Description
i am relatively new to Sidekiq, and this extension, so please excuse me if there is already a known pattern for this but, I was unable to find one elsewhere. This library has a lot of similar/useful functionality and you seem open to new feature ideas. Feel free to point me somewhere else or debate the merits of this idea.
One of the ways we use Sidekiq is to deliver webhooks but, this idea can apply to other tasks as well. In addition to using the throttle configuration parameters, such as concurrency
and threshold
, we would also find it useful to be able to 'trip' the throttle/breaker explicitly from inside the perform(...)
method, for example after receiving back-pressure from the web-service (e.g. getting an code 429
). For the sake of this description, I'm suggesting you would be able to call a method like back_off(...)
inside perform(...)
(I am not married to that name).
When you receive a 429
you often get a hint about when the web-service will start accepting your requests again (perhaps via a Retry-After
header). So, I imagine the back_off(...)
method would allow you to optionally pass in a timestamp when to begin processing again - otherwise the default would be to use some sort of exponential back-off or (bonus) a configured Proc
akin to how Sidekiq allows users to override the default back-off schedule for job retries.
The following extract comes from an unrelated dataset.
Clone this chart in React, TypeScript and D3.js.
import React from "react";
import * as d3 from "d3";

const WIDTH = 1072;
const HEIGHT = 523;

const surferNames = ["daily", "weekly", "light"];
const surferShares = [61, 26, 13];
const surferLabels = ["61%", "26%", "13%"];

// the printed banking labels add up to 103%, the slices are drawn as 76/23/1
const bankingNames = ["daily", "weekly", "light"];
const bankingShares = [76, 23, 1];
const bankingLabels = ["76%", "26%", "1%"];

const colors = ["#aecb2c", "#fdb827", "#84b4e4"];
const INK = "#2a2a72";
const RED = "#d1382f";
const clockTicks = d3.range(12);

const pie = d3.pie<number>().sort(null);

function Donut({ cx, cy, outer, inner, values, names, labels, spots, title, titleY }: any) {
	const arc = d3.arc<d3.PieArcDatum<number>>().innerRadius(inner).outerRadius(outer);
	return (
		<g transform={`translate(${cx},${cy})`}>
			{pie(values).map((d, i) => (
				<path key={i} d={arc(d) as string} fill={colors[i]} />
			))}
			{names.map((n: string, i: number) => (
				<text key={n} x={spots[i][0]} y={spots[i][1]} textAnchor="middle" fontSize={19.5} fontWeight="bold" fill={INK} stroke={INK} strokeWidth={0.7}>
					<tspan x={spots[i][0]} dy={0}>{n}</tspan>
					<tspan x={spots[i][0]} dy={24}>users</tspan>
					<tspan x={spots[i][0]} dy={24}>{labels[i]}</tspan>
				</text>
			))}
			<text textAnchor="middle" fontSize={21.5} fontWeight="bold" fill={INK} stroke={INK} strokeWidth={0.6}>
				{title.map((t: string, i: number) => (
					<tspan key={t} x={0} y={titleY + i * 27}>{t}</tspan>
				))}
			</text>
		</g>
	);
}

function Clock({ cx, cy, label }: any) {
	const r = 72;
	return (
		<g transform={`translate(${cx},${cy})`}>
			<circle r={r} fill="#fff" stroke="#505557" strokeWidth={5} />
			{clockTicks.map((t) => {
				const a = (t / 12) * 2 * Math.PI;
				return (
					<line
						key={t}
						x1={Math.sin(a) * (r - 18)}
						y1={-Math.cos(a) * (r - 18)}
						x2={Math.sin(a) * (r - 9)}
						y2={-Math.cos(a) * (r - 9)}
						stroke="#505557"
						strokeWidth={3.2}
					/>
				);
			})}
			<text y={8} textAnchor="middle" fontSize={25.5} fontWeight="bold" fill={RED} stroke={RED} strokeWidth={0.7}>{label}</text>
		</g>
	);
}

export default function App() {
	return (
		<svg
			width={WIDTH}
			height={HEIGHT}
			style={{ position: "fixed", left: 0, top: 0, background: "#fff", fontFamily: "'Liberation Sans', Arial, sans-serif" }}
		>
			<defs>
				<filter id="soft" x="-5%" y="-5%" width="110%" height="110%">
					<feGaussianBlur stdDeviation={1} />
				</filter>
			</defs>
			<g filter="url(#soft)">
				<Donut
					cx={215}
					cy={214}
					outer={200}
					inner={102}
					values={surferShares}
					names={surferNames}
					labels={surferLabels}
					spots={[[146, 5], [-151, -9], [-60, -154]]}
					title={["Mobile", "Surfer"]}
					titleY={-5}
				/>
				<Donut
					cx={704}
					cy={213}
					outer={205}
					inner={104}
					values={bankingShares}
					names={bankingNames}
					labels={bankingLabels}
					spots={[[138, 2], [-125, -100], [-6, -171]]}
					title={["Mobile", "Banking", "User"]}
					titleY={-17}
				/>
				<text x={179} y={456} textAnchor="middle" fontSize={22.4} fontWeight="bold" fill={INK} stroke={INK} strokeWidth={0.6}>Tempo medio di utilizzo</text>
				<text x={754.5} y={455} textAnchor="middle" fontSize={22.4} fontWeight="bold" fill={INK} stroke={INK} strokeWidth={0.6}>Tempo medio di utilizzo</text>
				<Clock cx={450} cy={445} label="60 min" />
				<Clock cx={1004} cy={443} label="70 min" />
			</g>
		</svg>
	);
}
Just like normal usage of these throttles, I imagine this would remain key-aware, so backing-off would throttle all the jobs with the same key, allowing back-off for specific job parameters versus all jobs of that worker-type. Once the back-pressure elapses, jobs would process as normal given the configuration provided.
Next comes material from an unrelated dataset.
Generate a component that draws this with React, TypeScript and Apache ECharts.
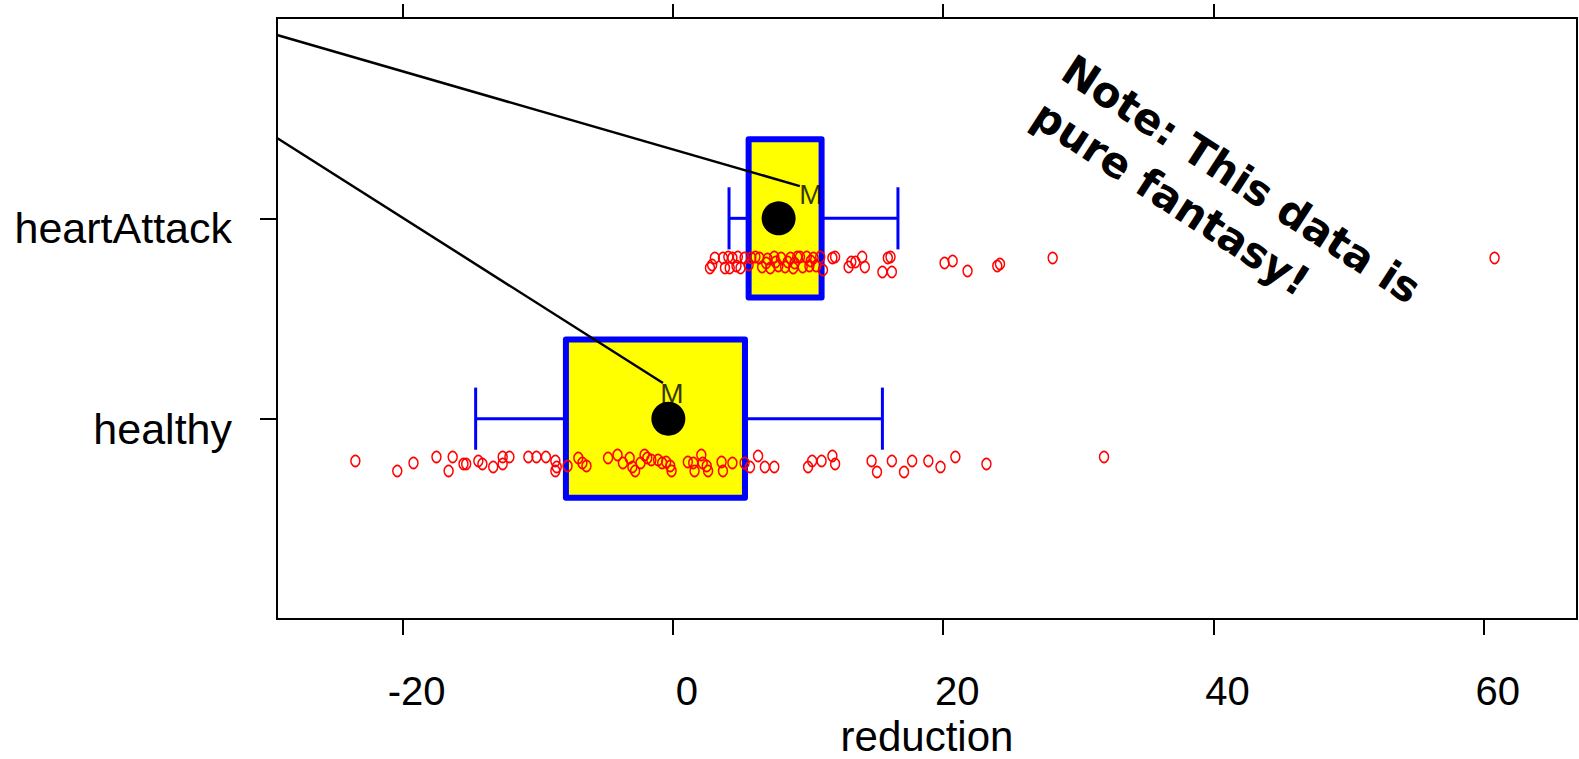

Given that resuming a high-concurrency worker-type all-at-once after a back-off period might not be the most graceful thing to do, some circuit-breaker implementations provide some flexibility/configuration regarding resuming. For example, they might ramp up the concurrency of the resumed worker-type (key
in this case) starting with just one job to 'test' the breaker. I am not convinced you would need this right away (or at all) and I am worried the added complexity might not have a good cost/benefit ratio. Perhaps its a nice-to-have feature. In the case where you're getting nice hints about when to resume, you probably wouldn't really need this feature. However, in the case where you're getting back-pressure because you're the resource is overloaded, unhealthy, or it is otherwise unavailable (e.g. getting timeouts or 5xx
s back) a more gradual resume would be more appropriate.
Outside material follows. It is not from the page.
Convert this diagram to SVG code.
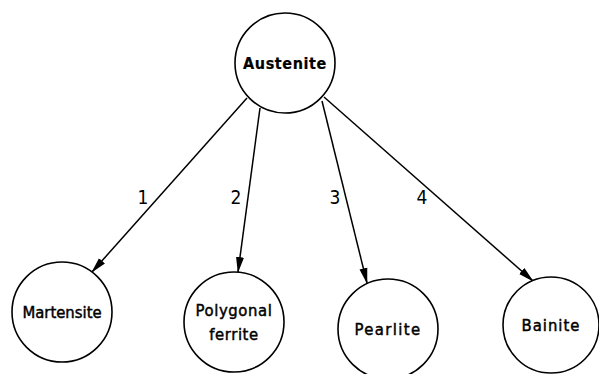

Anyway, I appreciate the consideration. I'm happy to help implement this if you think its a good idea - you're advice on the approach would be appreciated before I submit a PR.
Here is a simple example:
require 'rest-client'
class WebhookWorker
include Sidekiq::Worker
include Sidekiq::Throttled::Worker
def perform(url, payload)
begin
resp = RestClient::Request.execute(method: :post, url: url, payload: payload.to_json, headers: {content_type: :json, accept: :json})
rescue RestClient::TooManyRequests => err # http 429 response
if err.response && err.response.headers['x-rate-limit-reset']
# https://developer.twitter.com/en/docs/basics/rate-limiting.html
# x-rate-limit-reset: the remaining window before the rate limit resets, in UTC epoch seconds
resume_at = Time.at(err.response.headers['x-rate-limit-reset'].to_i)
back_off(resume_at: resume_at)
else
back_off()
end
end
end
end